Americans got used to the idea that academia was an eccentric place full of wacky professors who occasionally came up with brilliant ideas. This was a convenient myth to cultivate because it obscured the more problematic fact that outside the sciences, the professors were rarely brilliant and their eccentricity wasn't an individual habit, but a collective political reality distortion field.

Even setting aside the influence of the left, the fields that were meant to serve as storehouses of knowledge and learning instead became wonderlands of strange theories that came to life and took them over until the fields no longer studied anything real, but only found ways to sort facts from the real world into their theory world.

American Studies, now on the receiving end of a good deal of unexpected attention after its clumsy boycott of Israel, has very little to do with studying America and a great deal to do with academics studying a world made out of their own theories that has as much in common with America as Wonderland had with Dodgson's Oxford.
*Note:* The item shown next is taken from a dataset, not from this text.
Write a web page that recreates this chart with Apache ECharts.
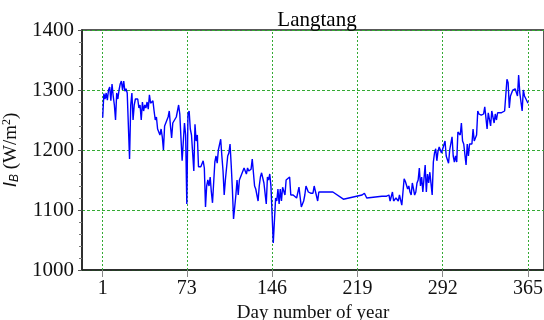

Academia has become an alternate world where human relations exist in a mechanical universe governed entirely by identity politics, where the world is always on the verge of a Green Apocalypse and the only way to make anything work is to route it through the foundational theories of existence. This magical world continually changes in response to new theories bubbling up from trendy publications. The very laws of the universe can be gendered and every historical event can be rewritten by viewing it through the lens of class.

Academia is a magical world where nothing is truly fixed and everything exists on belief. Change the belief and you change the reality. It's a meta-world that has a certain fanciful appeal for intellectuals, but little relevance to the real world where things do not change because the theory does and where outcomes are hard and real and the consequences of a bad theory can mean lives lost.